イノベーションに繋がるセレンディピティを高めるには、分野・業界・世代を超えた多様なマインドセットによる対話を通じて、課題感のもとで自分と異なる知を探索することが必要となる。そのために、セコムではセコムオープンラボを運営し、サービスデザインの起点としている。こうしたサービスデザインの現代的な潮流は、多様性とスピード、そしてリアルとサイバーの協調。社会が成熟化して一人ひとりの嗜好性が高まるなかで、多様な価値観や感性に基づく主観を知徳する仕組みづくりと、こうした多様で新たな価値をいち早くプロトタイピングして、顧客と一緒に検証していく取り組みの重要性が増している。

2.Meet-upブース
「共感マッピング」

Meet-upブースでは、「セコムオープンラボ」の特別回として、9月26日(木)に開催した第16回セコムオープンラボ「『#Z世代』 と問う、2030年、社会や日常の新しいあたりまえ!」で出たアイデアを14個のパネルで展示。

「Z世代」とは、ここでは、生まれたときからインターネットが当たり前にあり、物心ついたときにはソーシャルに触れ、多様な価値観を理解している世代による、新しい時代感を指しています。

“多様性と自分らしさ”という現代的な価値観から沢山の正解や可能性が生まれるなかで、今の当たり前を見直して、未来に向けて社会を前に進めるための課題を可視化した9月26日のセコムオープンラボ。今回はそこで出た、課題を解決する14個のアイデアについて、来場者に最も共感するものにシールを貼ってもらう形の、世代別の投票を行いました。

投票した参加者たちは、「このようなアイデアがあったら面白い」「ぜひ、実現してほしい」「面白い企画ですね」といった話をしながら、各々共感するアイデアを選択。20代以下の参加者と、30代以上の参加者で分けて投票を行った結果、世代により投票の傾向や最多票のアイデアも異なり、今後の社会を見据える上で新たな気付きも得られました。

まずは20代以下の参加者から最も多く票を得たアイデア(同票2つ)を、ご紹介します。

  • ホログラム技術により、家から出ずに会社・学校に行きコミュニケーションを可能とすることで、通勤・通学時の混雑のない社会を実現するアイデア。
  • メイク・混雑・コミュニケーションなどの日常の煩わしさに対して、距離感を大切にしてパーソナルスペースを可視化した自分仕様の「バリア」を構築するサービス。

続いて30代以上の参加者から最も多く票を得たアイデアについて、ご紹介します。

  • プリンターでその日の気分に応じた「顔」をプリントしその顔で過ごせるようにすることで、メイクの手間をなくしたい、自分の顔を好きなように変えたいという要望を叶えるサービス。

今回、ステージ講演とMeet-upブース併せて200名以上の方にご参加いただきました。

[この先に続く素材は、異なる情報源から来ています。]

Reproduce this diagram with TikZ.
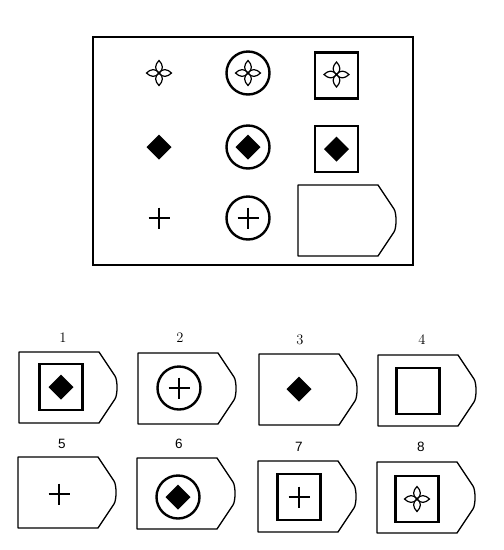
\documentclass[tikz,border=0pt]{standalone}
\usepackage{fontspec}
\newfontfamily\sansdigits{Liberation Sans}
\begin{document}
\begin{tikzpicture}[x=1pt,y=-1pt,
  thinline/.style={line width=1.3pt},
  thickline/.style={line width=2.4pt},
  lbl/.style={font=\fontsize{14.5}{16}\selectfont, inner sep=0pt},
  lbls/.style={font=\sansdigits\fontsize{13.5}{16}\selectfont, inner sep=0pt},
  tagshape/.pic={
    \draw[thinline, line join=round] (0,0) -- (80,0) -- (96,24)
      .. controls (98.7,28.1) and (98.7,42.9) .. (96,47)
      -- (80,71) -- (0,71) -- cycle;
  },
  starshape/.pic={
    \foreach \a in {0,90,180,270}{
      \draw[line width=1.2pt, rotate=\a] (0,0) .. controls (5,-3.5) and (4,-8.5) .. (0,-12.5)
        .. controls (-4,-8.5) and (-5,-3.5) .. (0,0);
    }
  },
  diamondshape/.pic={
    \fill[black] (0,-12.5) -- (12.5,0) -- (0,12.5) -- (-12.5,0) -- cycle;
  },
  plusshape/.pic={
    \draw[line width=1.7pt] (-10.5,0) -- (10.5,0) (0,-10.5) -- (0,10.5);
  },
  ringshape/.pic={
    \draw[thickline] (0,0) circle[radius=21.5];
  },
  boxshape/.pic={
    \draw[thickline] (-21.5,-23) rectangle (21.5,23);
  }
]
\useasboundingbox (0,0) rectangle (504,550);
\fill[white] (0,0) rectangle (504,550);

% main frame
\draw[line width=1.4pt] (93,37) rectangle (413,265);

% row 1
\pic at (159,73) {starshape};
\pic at (248,73) {ringshape};
\pic at (248,73) {starshape};
\pic at (336.5,75.5) {boxshape};
\pic at (336.5,74.5) {starshape};
% row 2
\pic at (159,147) {diamondshape};
\pic at (248,147) {ringshape};
\pic at (248,147) {diamondshape};
\pic at (336.5,149) {boxshape};
\pic at (336.5,149) {diamondshape};
% row 3
\pic at (159,218) {plusshape};
\pic at (248,218) {ringshape};
\pic at (248,218) {plusshape};
\pic at (298,185) {tagshape};

% answers
\node[lbl] (l1) at (63,338) {1};
\pic at (19,352) {tagshape};
\pic at (61,387) {boxshape};
\pic at (61,387) {diamondshape};

\node[lbl] (l2) at (180,338) {2};
\pic at (138,353) {tagshape};
\pic at (179,388) {ringshape};
\pic at (179,388) {plusshape};

\node[lbl] (l3) at (300,340) {3};
\pic at (259,354) {tagshape};
\pic at (299,389) {diamondshape};

\node[lbl] (l4) at (422,340) {4};
\pic at (378,355) {tagshape};
\pic at (418,391) {boxshape};

\node[lbls] (l5) at (62,444) {5};
\pic at (18,457) {tagshape};
\pic at (59,494) {plusshape};

\node[lbls] (l6) at (179,444) {6};
\pic at (137,458) {tagshape};
\pic at (178,497) {ringshape};
\pic at (178,497) {diamondshape};

\node[lbls] (l7) at (299,447) {7};
\pic at (258,461) {tagshape};
\pic at (299,497) {boxshape};
\pic at (299,497) {plusshape};

\node[lbls] (l8) at (421,447) {8};
\pic at (377,462) {tagshape};
\pic at (417,499) {boxshape};
\pic at (417,499) {starshape};
\end{tikzpicture}
\end{document}
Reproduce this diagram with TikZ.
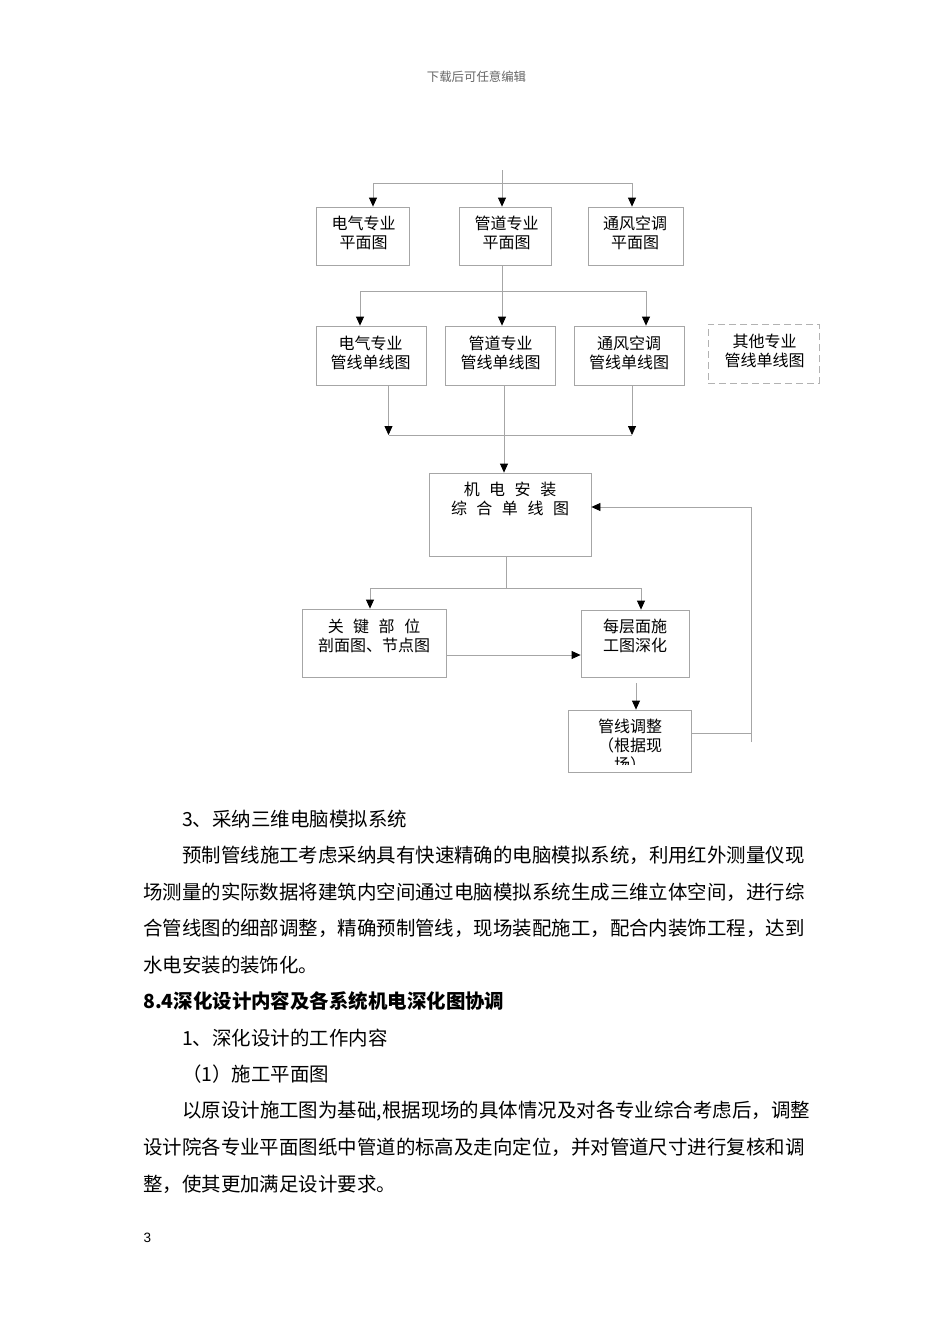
\documentclass[tikz,border=0pt]{standalone}
\usepackage{fontspec}
\newfontfamily\cjk{Noto Sans CJK SC}
\newfontfamily\arial{Liberation Sans}
\usetikzlibrary{arrows.meta,positioning}
\newcommand{\kong}{\hspace{9.5pt}}
\tikzset{
  kuang/.style={draw=gray!70, line width=0.8pt, inner sep=0pt},
  wenzi/.style={align=center, inner sep=0pt, font=\cjk\fontsize{16}{19}\selectfont},
  xian/.style={draw=gray!70, line width=0.8pt},
  jian/.style={xian, -{Triangle[length=9pt,width=8pt,color=black]}},
  duan/.style={anchor=west, inner sep=0pt, font=\cjk\fontsize{19.45}{23}\selectfont}
}
\begin{document}
\begin{tikzpicture}[x=1pt,y=-1pt]
\fill[white] (0,0) rectangle (950,1344);
\useasboundingbox (0,0) rectangle (950,1344);

% page header
\node[inner sep=0pt, text=gray!80!black, font=\cjk\fontsize{12.4}{14}\selectfont] (yemei) at (476.5,77) {下载后可任意编辑};

% boxes
\node[kuang, minimum width=93pt, minimum height=58pt] (pm1) at (362.5,236) {};
\node[kuang, minimum width=92pt, minimum height=58pt] (pm2) at (505,236) {};
\node[kuang, minimum width=95pt, minimum height=58pt] (pm3) at (635.5,236) {};
\node[kuang, minimum width=110pt, minimum height=59pt] (dx1) at (371,355.5) {};
\node[kuang, minimum width=110pt, minimum height=59pt] (dx2) at (500,355.5) {};
\node[kuang, minimum width=110pt, minimum height=59pt] (dx3) at (629,355.5) {};
\node[kuang, draw=gray!60, dash pattern=on 7pt off 4pt, minimum width=111pt, minimum height=59pt] (dx4) at (763.5,353.5) {};
\node[kuang, minimum width=162pt, minimum height=83pt] (zh) at (510,514.5) {};
\node[kuang, minimum width=144pt, minimum height=68pt] (gj) at (374,643) {};
\node[kuang, minimum width=108pt, minimum height=67pt] (mc) at (635,643.5) {};
\node[kuang, minimum width=123pt, minimum height=62pt] (tz) at (629.5,741) {};

% box texts
\node[wenzi] (pm1t) at (363.5,232.5) {电气专业\\平面图};
\node[wenzi] (pm2t) at (506.5,232.5) {管道专业\\平面图};
\node[wenzi] (pm3t) at (635,232.5) {通风空调\\平面图};
\node[wenzi] (dx1t) at (370.5,353) {电气专业\\管线单线图};
\node[wenzi] (dx2t) at (500.5,353) {管道专业\\管线单线图};
\node[wenzi] (dx3t) at (629,353) {通风空调\\管线单线图};
\node[wenzi] (dx4t) at (764.5,350.5) {其他专业\\管线单线图};
\node[wenzi] (zht) at (510,499) {机\kong 电\kong 安\kong 装\\综\kong 合\kong 单\kong 线\kong 图};
\node[wenzi] (gjt) at (374,635.5) {关\kong 键\kong 部\kong 位\\剖面图、节点图};
\node[wenzi] (mct) at (635,636) {每层面施\\工图深化};
\begin{scope}
  \clip ([yshift=8pt]tz.south west) rectangle (tz.north east);
  \node[wenzi] (tzt) at (630,746) {管线调整\\（根据现\\场）};
\end{scope}

% connectors
\coordinate (ding) at (502,170);
\coordinate (bus1L) at (373,183);  \coordinate (bus1R) at (632,183);
\draw[xian] (bus1L) -- (bus1R);
\draw[jian] (ding) -- (ding |- pm2.north);
\draw[jian] (bus1L) -- (bus1L |- pm1.north);
\draw[jian] (bus1R) -- (bus1R |- pm3.north);

\coordinate (bus2M) at (502,291);
\coordinate (bus2L) at (360,291);  \coordinate (bus2R) at (646,291);
\draw[xian] (pm2.south -| bus2M) -- (bus2M);
\draw[xian] (bus2L) -- (bus2R);
\draw[jian] (bus2L) -- (bus2L |- dx1.north);
\draw[jian] (bus2M) -- (bus2M |- dx2.north);
\draw[jian] (bus2R) -- (bus2R |- dx3.north);

\coordinate (bus3L) at (388.5,435);  \coordinate (bus3R) at (632,435);
\coordinate (bus3M) at (504,435);
\draw[xian] (bus3L) -- (bus3R);
\draw[jian] (dx1.south -| bus3L) -- (bus3L);
\draw[jian] (dx3.south -| bus3R) -- (bus3R);
\draw[jian] (dx2.south -| bus3M) -- (bus3M |- zh.north);

\coordinate (bus4M) at (506,588);
\coordinate (bus4L) at (370,588);  \coordinate (bus4R) at (641,588);
\draw[xian] (zh.south -| bus4M) -- (bus4M);
\draw[xian] (bus4L) -- (bus4R);
\draw[jian] (bus4L) -- (bus4L |- gj.north);
\draw[jian] (bus4R) -- (bus4R |- mc.north);

\coordinate (heng) at (0,655);
\draw[jian] (gj.east |- heng) -- (mc.west |- heng);
\coordinate (xia) at (636,683);
\draw[jian] (xia) -- (xia |- tz.north);

% feedback to zh
\coordinate (fbA) at (751,733);  \coordinate (fbB) at (751,507);  \coordinate (fbC) at (751,742);
\draw[xian] (tz.east |- fbA) -- (fbA);
\draw[jian] (fbC) -- (fbB) -- (zh.east |- fbB);

% body text
\node[duan] (h1) at (182,819) {3、采纳三维电脑模拟系统};
\node[duan] (l1) at (182,855.5) {预制管线施工考虑采纳具有快速精确的电脑模拟系统，利用红外测量仪现};
\node[duan] (l2) at (143,892) {场测量的实际数据将建筑内空间通过电脑模拟系统生成三维立体空间，进行综};
\node[duan] (l3) at (143,928.5) {合管线图的细部调整，精确预制管线，现场装配施工，配合内装饰工程，达到};
\node[duan] (l4) at (143,965) {水电安装的装饰化。};
\node[duan, font=\cjk\bfseries\fontsize{19.45}{23}\selectfont] (h2) at (143,1001.5) {8.4深化设计内容及各系统机电深化图协调};
\node[duan] (h3) at (182,1038) {1、深化设计的工作内容};
\node[duan] (h4) at (182,1074.5) {（1）施工平面图};
\node[duan] (l5) at (182,1111) {以原设计施工图为基础,根据现场的具体情况及对各专业综合考虑后，调整};
\node[duan] (l6) at (143,1147.5) {设计院各专业平面图纸中管道的标高及走向定位，并对管道尺寸进行复核和调};
\node[duan] (l7) at (143,1184) {整，使其更加满足设计要求。};

% page number
\node[inner sep=0pt, font=\arial\fontsize{13.5}{15}\selectfont] (yema) at (147.5,1238) {3};
\end{tikzpicture}
\end{document}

参加者による共感の傾向からは、大きく分けると、20代以下の参加者はコミュニケーションコスト(パーソナルスペース、時間など)を事前に強く意識し、30代以上の参加者はコミュニケーションに際して対応に関する手間やコンプレックス等の解消を意識する、という大まかな流れが見られました。

Meet-upブースでアイデアを見て「セコムオープンラボ」の取り組み自体に興味を持つ参加者も多く、異なる視座・価値観を持つ者同士の意見が交差することで、数多くのアイデアが生み出されることへの関心の高さが伺えました。普段何気なく通り過ぎてしまう「あたりまえ」について、改めて考えを巡らせることで可視化された課題感や違和感。そこから生まれたアイデアや世代間での異なる価値観に触れたことで、今回ご参加いただいた皆さまの新しい価値創造につながっていくことを期待しています。